There’s two very important difference between “minor” intervals and “major” intervals that are hard to see just from how close they are to each other.

First and probably most important: Changing an interval will also change where the note will want to go. Major intervals tend to be very stable so they are comfortable being where they are, and if they do show any “desire” to go anywhere then the direction that they want to go tends to be up. (not always but it tends to be). A minor interval is generally less stable than a major interval (not necessarily dissonant but definitely less stable) so they have a stronger tendency to “go somewhere else”, and that tendency tends to drop them downward.

Imagine a very small melodic passage over imaginary notes that we will call 1 2 and 3. If your melody is “1 2 3” then we can very heavily change the “character” of our melody by changing what note 2 “wants”. Going 1 2 3 over a stable “2” note that kind of wants to rise up is going to give a very different character than going 1 2 3 over an unstable “flat 2” that really really wants to drop down.

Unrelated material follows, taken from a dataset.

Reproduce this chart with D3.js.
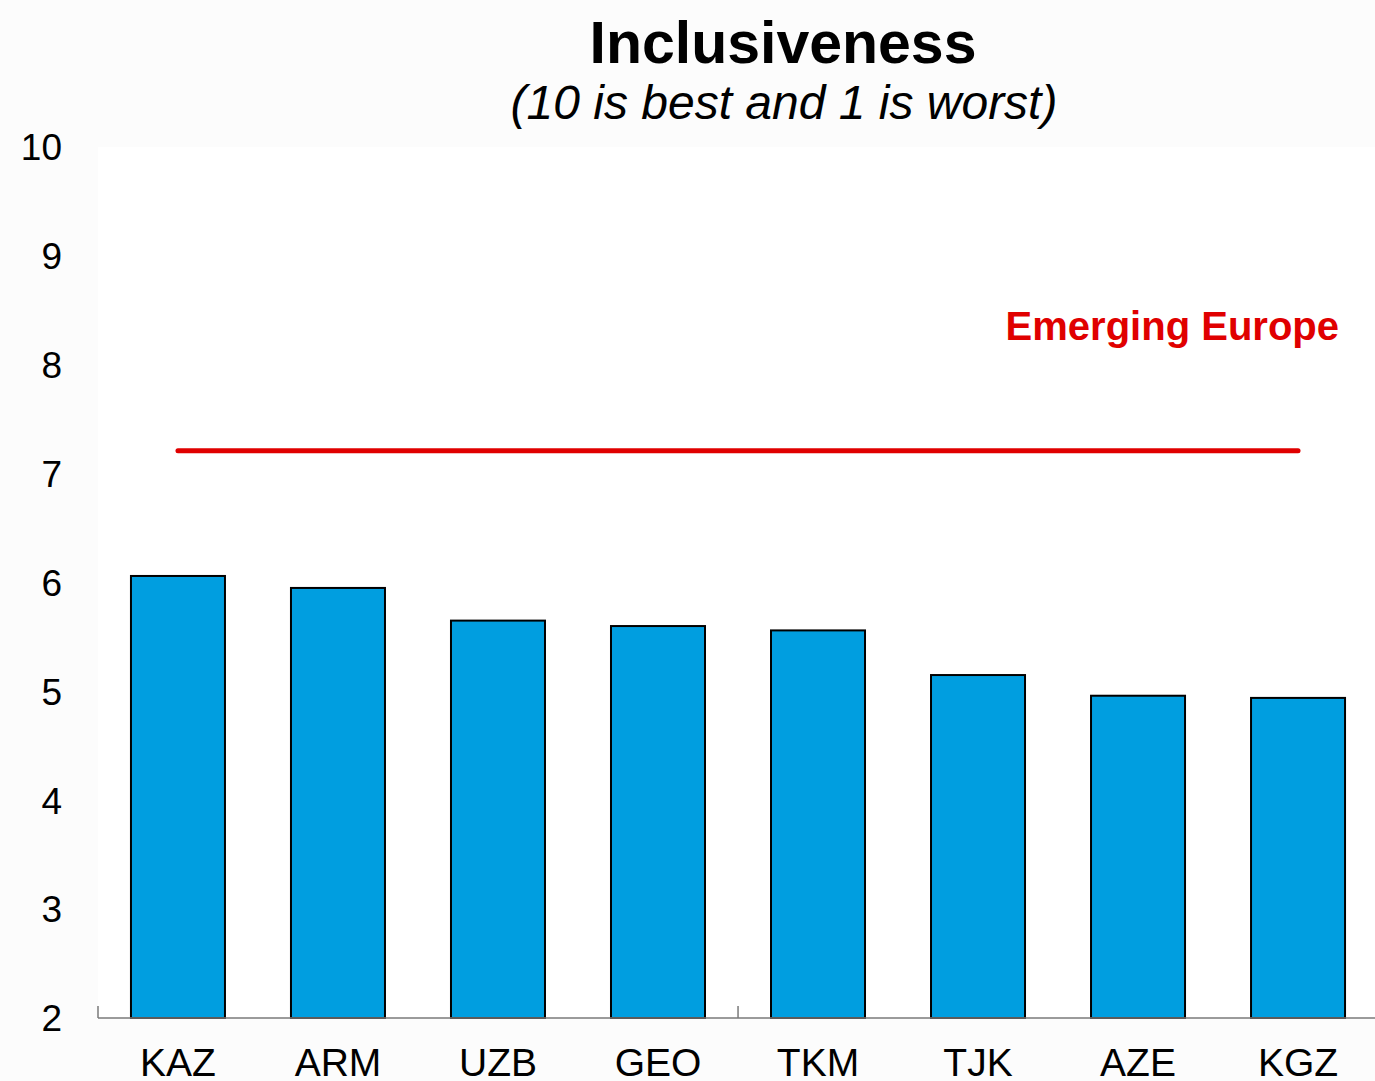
<!DOCTYPE html>
<html><head><meta charset="utf-8">
<script src="https://cdn.jsdelivr.net/npm/d3@7"></script>
<style>html,body{margin:0;padding:0;background:#fcfcfc;}svg{display:block;font-family:"Liberation Sans",Arial,sans-serif;}</style>
</head><body>
<script>
const categories = ["KAZ","ARM","UZB","GEO","TKM","TJK","AZE","KGZ"];
const values = [6.06, 5.95, 5.65, 5.60, 5.56, 5.15, 4.96, 4.94];
const benchmarkLabel = "Emerging Europe";
const benchmarkValue = 7.21;
const yTicks = [2,3,4,5,6,7,8,9,10];
const titleText = "Inclusiveness";
const subtitleText = "(10 is best and 1 is worst)";

(function(){
const W = 1375, H = 1081;
const mLeft = 98, mRight = 1378, mTop = 147, mBottom = 1018;
const svg = d3.select("body").append("svg").attr("width", W).attr("height", H);
svg.append("rect").attr("width", W).attr("height", H).attr("fill", "#fcfcfc");
svg.append("rect").attr("x", mLeft).attr("y", mTop).attr("width", W - mLeft).attr("height", mBottom - mTop).attr("fill", "#ffffff");

const x = d3.scaleBand().domain(categories).range([mLeft, mRight]).paddingInner(0.4125).paddingOuter(0.206);
const y = d3.scaleLinear().domain([2, 10]).range([mBottom, mTop]);

// bars
svg.append("g").selectAll("rect").data(categories).join("rect")
  .attr("x", d => x(d)).attr("width", x.bandwidth())
  .attr("y", (d,i) => y(values[i])).attr("height", (d,i) => y(2) - y(values[i]))
  .attr("fill", "#009ee0").attr("stroke", "#000").attr("stroke-width", 2);

// x axis line and ticks
svg.append("line").attr("x1", mLeft).attr("x2", W).attr("y1", mBottom).attr("y2", mBottom)
  .attr("stroke", "#7a7a7a").attr("stroke-width", 1.5);
svg.append("g").selectAll("line").data([0,4,8]).join("line")
  .attr("x1", i => mLeft + i * x.step()).attr("x2", i => mLeft + i * x.step())
  .attr("y1", mBottom).attr("y2", mBottom - 12)
  .attr("stroke", "#7a7a7a").attr("stroke-width", 1.5);

// category labels
svg.append("g").selectAll("text").data(categories).join("text")
  .attr("x", d => x(d) + x.bandwidth()/2).attr("y", 1076)
  .attr("text-anchor", "middle").attr("font-size", 39).attr("fill", "#000").text(d => d);

// y labels
svg.append("g").selectAll("text").data(yTicks).join("text")
  .attr("x", 62).attr("y", d => y(d)).attr("dy", "0.36em")
  .attr("text-anchor", "end").attr("font-size", 37).attr("fill", "#000").text(d => d);

// benchmark line
const c0 = x(categories[0]) + x.bandwidth()/2, c1 = x(categories[categories.length-1]) + x.bandwidth()/2;
svg.append("line").attr("x1", c0).attr("x2", c1).attr("y1", y(benchmarkValue)).attr("y2", y(benchmarkValue))
  .attr("stroke", "#e00000").attr("stroke-width", 5).attr("stroke-linecap", "round");
svg.append("text").attr("x", 1339).attr("y", 340).attr("text-anchor", "end")
  .attr("font-size", 40).attr("font-weight", "bold").attr("fill", "#e00000").text(benchmarkLabel);

// titles
svg.append("text").attr("x", 783).attr("y", 63).attr("text-anchor", "middle")
  .attr("font-size", 59).attr("font-weight", "bold").attr("fill", "#000").text(titleText);
svg.append("text").attr("x", 784).attr("y", 119).attr("text-anchor", "middle")
  .attr("font-size", 48).attr("font-style", "italic").attr("fill", "#000").text(subtitleText);
})();
</script>
</body></html>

A second and more advanced difference between minor and major intervals is that their harmonic character changes a lot more than what their small difference in frequency suggests. The notes notes might only be one semitone apart, but our harmonic experience isn’t dictated in the plane of semitones, but rather it is dictated on a plane of elegant harmony of frequencies that vibrate either at double, triple or quintuple each others frequency. I don’t think I can really ELi5 this so instead let me compare it to a knight in a game of chess. The knight does not move in single steps, but rather it takes these large leaps that are sort of “L” shaped. If I have my knight in square K5 and I want my knight to move to square K6 then you might go “that should only take one move, because it’s only one square next to him”. But the knight doesn’t move that way, so it’s going to take him several moves just to end up in the square next to him.

Harmony is kind of the same way, it does not move in simple steps of a semitone, so it needs to take several “turns” to end up in a square that looked like it was right next to them. As a simple example: There might be twelve semitones between the note C and its higher octave (also C), but it only takes one harmonic “turn” to move between the two, because their frequencies differ by an elegant multiplication of 2. So the third C on your piano and the fourth C are going to have near identical character; they are only one harmonic “move” away from each other. Meanwhile the difference between C and C#, while seeming very small, is actually three harmonic “moves” away from each other.

The difference between a major and minor interval is in fact so big on the harmonic plane that they could be considered different “generations” of origin. The note D could be considered the “son” of the note C (that is to say, the note D originates from the natural resonance of the note C) whereas the note Db could be considered the “father” of the note C (that is to say, the note C exists in the natural resonance of the note Db, but not the other way around). Melodically speaking the notes Db and D are so close to each other, but harmonically they are so far away.